§ **What is asked**
Retype the material word for word.

Entries with chart source code:

'''

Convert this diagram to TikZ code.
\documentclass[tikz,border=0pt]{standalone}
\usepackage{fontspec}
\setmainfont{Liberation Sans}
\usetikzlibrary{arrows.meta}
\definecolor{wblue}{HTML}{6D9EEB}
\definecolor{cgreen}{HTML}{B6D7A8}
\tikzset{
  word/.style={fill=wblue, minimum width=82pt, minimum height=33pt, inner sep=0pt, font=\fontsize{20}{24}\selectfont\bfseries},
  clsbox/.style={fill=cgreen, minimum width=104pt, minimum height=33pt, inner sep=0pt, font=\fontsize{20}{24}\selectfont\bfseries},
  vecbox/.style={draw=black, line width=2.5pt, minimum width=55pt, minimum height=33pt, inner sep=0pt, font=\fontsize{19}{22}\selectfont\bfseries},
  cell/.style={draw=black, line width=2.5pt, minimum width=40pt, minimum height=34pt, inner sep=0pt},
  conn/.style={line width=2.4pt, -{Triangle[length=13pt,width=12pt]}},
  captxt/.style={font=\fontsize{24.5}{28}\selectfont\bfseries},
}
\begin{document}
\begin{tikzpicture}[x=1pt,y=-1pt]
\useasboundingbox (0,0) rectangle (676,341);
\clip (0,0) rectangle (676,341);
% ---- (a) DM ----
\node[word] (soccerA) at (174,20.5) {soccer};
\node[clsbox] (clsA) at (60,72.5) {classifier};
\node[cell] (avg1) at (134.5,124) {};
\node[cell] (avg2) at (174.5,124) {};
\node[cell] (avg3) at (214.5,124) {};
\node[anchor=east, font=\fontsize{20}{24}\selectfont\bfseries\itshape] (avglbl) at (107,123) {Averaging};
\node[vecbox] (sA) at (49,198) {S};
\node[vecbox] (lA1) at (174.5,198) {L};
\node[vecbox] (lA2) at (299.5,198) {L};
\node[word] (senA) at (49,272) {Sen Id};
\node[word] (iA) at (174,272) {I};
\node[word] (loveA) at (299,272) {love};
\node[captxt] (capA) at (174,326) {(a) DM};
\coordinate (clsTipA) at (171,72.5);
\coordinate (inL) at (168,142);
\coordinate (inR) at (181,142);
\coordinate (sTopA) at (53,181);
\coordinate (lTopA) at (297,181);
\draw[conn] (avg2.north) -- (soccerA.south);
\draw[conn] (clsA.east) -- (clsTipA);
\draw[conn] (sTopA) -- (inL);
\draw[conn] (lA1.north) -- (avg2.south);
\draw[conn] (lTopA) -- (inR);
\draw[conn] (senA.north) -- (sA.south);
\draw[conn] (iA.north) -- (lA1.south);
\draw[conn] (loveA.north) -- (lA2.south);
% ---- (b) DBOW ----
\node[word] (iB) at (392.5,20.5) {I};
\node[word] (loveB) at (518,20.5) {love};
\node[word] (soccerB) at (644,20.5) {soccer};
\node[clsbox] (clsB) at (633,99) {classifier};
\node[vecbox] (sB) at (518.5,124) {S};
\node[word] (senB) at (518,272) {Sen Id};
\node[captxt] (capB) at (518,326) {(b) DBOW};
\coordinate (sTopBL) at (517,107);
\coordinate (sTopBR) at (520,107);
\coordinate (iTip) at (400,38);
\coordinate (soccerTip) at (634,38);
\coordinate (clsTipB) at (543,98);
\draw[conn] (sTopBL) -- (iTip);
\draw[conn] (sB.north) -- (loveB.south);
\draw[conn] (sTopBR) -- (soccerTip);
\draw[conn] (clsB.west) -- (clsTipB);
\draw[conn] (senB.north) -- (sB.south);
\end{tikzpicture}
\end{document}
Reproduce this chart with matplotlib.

'''

§ **Full solution**
Convert this diagram to TikZ code.
\documentclass[tikz,border=0pt]{standalone}
\usepackage{fontspec}
\setmainfont{Liberation Sans}
\usetikzlibrary{arrows.meta}
\definecolor{wblue}{HTML}{6D9EEB}
\definecolor{cgreen}{HTML}{B6D7A8}
\tikzset{
  word/.style={fill=wblue, minimum width=82pt, minimum height=33pt, inner sep=0pt, font=\fontsize{20}{24}\selectfont\bfseries},
  clsbox/.style={fill=cgreen, minimum width=104pt, minimum height=33pt, inner sep=0pt, font=\fontsize{20}{24}\selectfont\bfseries},
  vecbox/.style={draw=black, line width=2.5pt, minimum width=55pt, minimum height=33pt, inner sep=0pt, font=\fontsize{19}{22}\selectfont\bfseries},
  cell/.style={draw=black, line width=2.5pt, minimum width=40pt, minimum height=34pt, inner sep=0pt},
  conn/.style={line width=2.4pt, -{Triangle[length=13pt,width=12pt]}},
  captxt/.style={font=\fontsize{24.5}{28}\selectfont\bfseries},
}
\begin{document}
\begin{tikzpicture}[x=1pt,y=-1pt]
\useasboundingbox (0,0) rectangle (676,341);
\clip (0,0) rectangle (676,341);
% ---- (a) DM ----
\node[word] (soccerA) at (174,20.5) {soccer};
\node[clsbox] (clsA) at (60,72.5) {classifier};
\node[cell] (avg1) at (134.5,124) {};
\node[cell] (avg2) at (174.5,124) {};
\node[cell] (avg3) at (214.5,124) {};
\node[anchor=east, font=\fontsize{20}{24}\selectfont\bfseries\itshape] (avglbl) at (107,123) {Averaging};
\node[vecbox] (sA) at (49,198) {S};
\node[vecbox] (lA1) at (174.5,198) {L};
\node[vecbox] (lA2) at (299.5,198) {L};
\node[word] (senA) at (49,272) {Sen Id};
\node[word] (iA) at (174,272) {I};
\node[word] (loveA) at (299,272) {love};
\node[captxt] (capA) at (174,326) {(a) DM};
\coordinate (clsTipA) at (171,72.5);
\coordinate (inL) at (168,142);
\coordinate (inR) at (181,142);
\coordinate (sTopA) at (53,181);
\coordinate (lTopA) at (297,181);
\draw[conn] (avg2.north) -- (soccerA.south);
\draw[conn] (clsA.east) -- (clsTipA);
\draw[conn] (sTopA) -- (inL);
\draw[conn] (lA1.north) -- (avg2.south);
\draw[conn] (lTopA) -- (inR);
\draw[conn] (senA.north) -- (sA.south);
\draw[conn] (iA.north) -- (lA1.south);
\draw[conn] (loveA.north) -- (lA2.south);
% ---- (b) DBOW ----
\node[word] (iB) at (392.5,20.5) {I};
\node[word] (loveB) at (518,20.5) {love};
\node[word] (soccerB) at (644,20.5) {soccer};
\node[clsbox] (clsB) at (633,99) {classifier};
\node[vecbox] (sB) at (518.5,124) {S};
\node[word] (senB) at (518,272) {Sen Id};
\node[captxt] (capB) at (518,326) {(b) DBOW};
\coordinate (sTopBL) at (517,107);
\coordinate (sTopBR) at (520,107);
\coordinate (iTip) at (400,38);
\coordinate (soccerTip) at (634,38);
\coordinate (clsTipB) at (543,98);
\draw[conn] (sTopBL) -- (iTip);
\draw[conn] (sB.north) -- (loveB.south);
\draw[conn] (sTopBR) -- (soccerTip);
\draw[conn] (clsB.west) -- (clsTipB);
\draw[conn] (senB.north) -- (sB.south);
\end{tikzpicture}
\end{document}
Reproduce this chart with matplotlib.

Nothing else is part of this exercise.